Так кончился мой неудачный опыт. Матушка была огорчена, но старалась не показывать этого. Отец отнесся ко всей этой истории довольно сардонически. Боюсь, что недоразумение между нами растет. Между прочим, в мое отсутствие было получено странное письмо от Колингворта. «Вы мой, – писал он, – имейте в виду, что я вас вызову, когда вы мне понадобитесь». Ни числа, ни адреса в письме не значилось, но судя по штемпелю на конверте, оно было послано из Бреджильда в Северной Англии. Значит ли это что-нибудь? Или ничего не значит? Подождем – увидим.

Покойной ночи, старина! Пишите мне так же подробно о ваших делах.

Письмо четвертое

Мертон на Мурсе, 5 марта 1882 г.

Из адреса в заголовке этого письма вы увидите, Берти, что я уехал из Шотландии и нахожусь в Йоркшире. Я пробыл здесь два месяца и теперь уезжаю при самых странных обстоятельствах и с самыми курьезными перспективами. Молодчина Колингворт вывернулся-таки из тисков, как я и ожидал.
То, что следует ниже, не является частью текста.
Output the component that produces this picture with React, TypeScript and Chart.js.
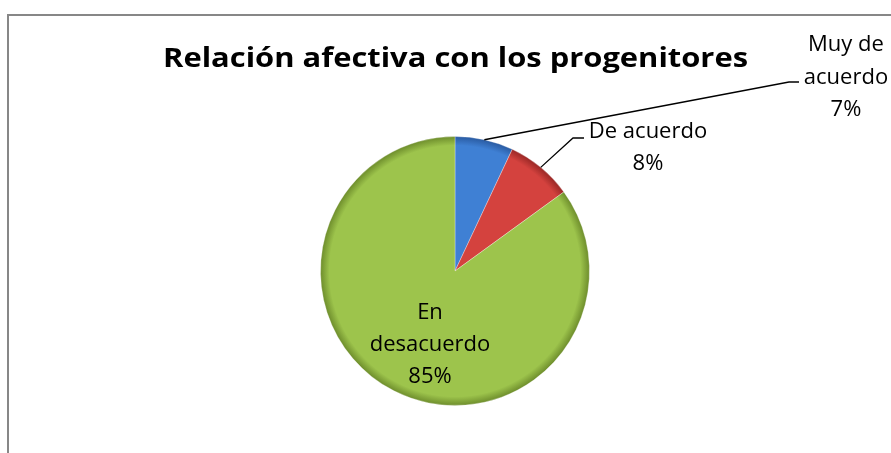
import React, { useEffect, useRef } from "react";
import { Chart, registerables } from "chart.js";

Chart.register(...registerables);

const TITLE = "Relación afectiva con los progenitores";
const categories = ["Muy de acuerdo", "De acuerdo", "En desacuerdo"];
const values = [7, 8, 85];
const labelLines = [["Muy de", "acuerdo", "7%"], ["De acuerdo", "8%"], ["En", "desacuerdo", "85%"]];
const baseColors = ["#3F80D4", "#D4423E", "#9DC44C"];
const rimColors = ["#28589E", "#962624", "#6B8A2A"];

const W = 891;
const H = 453;

export default function App() {
  const ref = useRef<HTMLCanvasElement | null>(null);
  useEffect(() => {
    const canvas = ref.current!;
    const labelPlugin = {
      id: "custom",
      beforeDraw(chart: any) {
        const ctx = chart.ctx;
        ctx.save();
        ctx.fillStyle = "#ffffff";
        ctx.fillRect(0, 0, W, H);
        ctx.strokeStyle = "#878787";
        ctx.lineWidth = 2;
        ctx.strokeRect(8, 15, W + 20, H + 20);
        ctx.fillStyle = "#000";
        ctx.font = "bold 26px 'Open Sans'";
        ctx.textBaseline = "alphabetic";
        const tw = ctx.measureText(TITLE).width;
        ctx.translate(163, 67);
        ctx.scale(585 / tw, 1);
        ctx.fillText(TITLE, 0, 0);
        ctx.restore();
      },
      afterDatasetsDraw(chart: any) {
        const ctx = chart.ctx;
        const meta = chart.getDatasetMeta(0);
        ctx.save();
        ctx.strokeStyle = "#000";
        ctx.lineWidth = 1.3;
        const edge = (i: number) => {
          const a: any = meta.data[i];
          const mid = (a.startAngle + a.endAngle) / 2;
          return [a.x + Math.cos(mid) * a.outerRadius, a.y + Math.sin(mid) * a.outerRadius];
        };
        let p = edge(0);
        ctx.beginPath();
        ctx.moveTo(p[0], p[1]);
        ctx.lineTo(789, 82);
        ctx.lineTo(799, 82);
        ctx.stroke();
        p = edge(1);
        ctx.beginPath();
        ctx.moveTo(p[0], p[1]);
        ctx.lineTo(573, 138);
        ctx.lineTo(584, 138);
        ctx.stroke();

        ctx.fillStyle = "#000";
        ctx.font = "22px 'Open Sans'";
        ctx.textAlign = "center";
        ctx.textBaseline = "alphabetic";
        const drawLines = (lines: string[], cx: number, y0: number, lh: number) => {
          lines.forEach((t, k) => ctx.fillText(t, cx, y0 + k * lh));
        };
        drawLines(labelLines[0], 846, 51, 32.5);
        drawLines(labelLines[1], 648, 138, 32);
        drawLines(labelLines[2], 430, 319, 32);
        ctx.restore();
      },
    };

    const chart = new Chart(canvas, {
      type: "pie",
      data: {
        labels: categories,
        datasets: [
          {
            data: values,
            backgroundColor: (c: any) => {
              const i = c.dataIndex;
              const chartArea = c.chart.chartArea;
              if (!chartArea) return baseColors[i];
              const cx = (chartArea.left + chartArea.right) / 2;
              const cy = (chartArea.top + chartArea.bottom) / 2;
              const r = Math.min(chartArea.right - chartArea.left, chartArea.bottom - chartArea.top) / 2;
              const g = c.chart.ctx.createRadialGradient(cx, cy, 0, cx, cy, r);
              g.addColorStop(0, baseColors[i]);
              g.addColorStop(0.93, baseColors[i]);
              g.addColorStop(1, rimColors[i]);
              return g;
            },
            borderColor: "rgba(255,255,255,0.3)",
            borderWidth: 1,
          },
        ],
      },
      options: {
        responsive: false,
        animation: false,
        rotation: 0,
        layout: { padding: { left: 320, right: 301, top: 136, bottom: 47 } },
        plugins: {
          legend: { display: false },
          title: { display: false },
          tooltip: { enabled: false },
        },
      },
      plugins: [labelPlugin],
    });
    return () => chart.destroy();
  }, []);

  return (
    <div style={{ position: "absolute", left: 0, top: 0, width: W, height: H, overflow: "hidden" }}>
      <canvas ref={ref} width={W} height={H} style={{ display: "block" }} />
    </div>
  );
}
Но я по обыкновению начал не с того конца; надо дать вам понятие о том, что произошло.

В моем последнем письме я сообщал вам о моих похождениях с сумасшедшим и бесславном отъезде из Лохтолли Кастль. Когда я расплатился за фланелевые фуфайки, которые так расточительно заказала матушка, у меня осталось от жалованья только пять фунтов. На эти деньги, первые заработанные деньги в моей жизни, я купил ей золотой браслет и таким образом вернулся к своему обычному состоянию безденежья. Но все-таки сознание, что я зарабатывал деньги, что-нибудь да значит. Оно давало мне уверенность, что то же самое может и повториться.

Я прожил дома всего несколько дней, когда мой отец однажды после завтрака отвел меня в свой кабинет, чтобы поговорить серьезно о нашем финансовом положении. Он начал с того, что расстегнул жилет и предложил мне послушать у него под пятым ребром на два дюйма влево от средней линии груди. Я повиновался и был неприятно поражен, услышав крайне подозрительный шум.

– Это давнишнее, – сказал он, – но в последнее время некоторые симптомы показывают мне, что дело идет на ухудшение.

Я было хотел выразить сожаление и сочувствие, но он перебил меня довольно резко.

– Дело в том, – сказал он, – что ни одно общество не согласится застраховать мою жизнь, а вследствие конкуренции и возрастающих расходов я не мог ничего отложить. Если я скоро умру (что, между нами будь сказано, вещь вполне вероятная), то на твоих руках останутся мать и дети. Моя практика до такой степени личная, что я не могу рассчитывать передать ее тебе в размерах, достаточных для существования.

Я вспомнил, что Колингворт, после своего опыта, советовал отправляться туда, где вас не знают.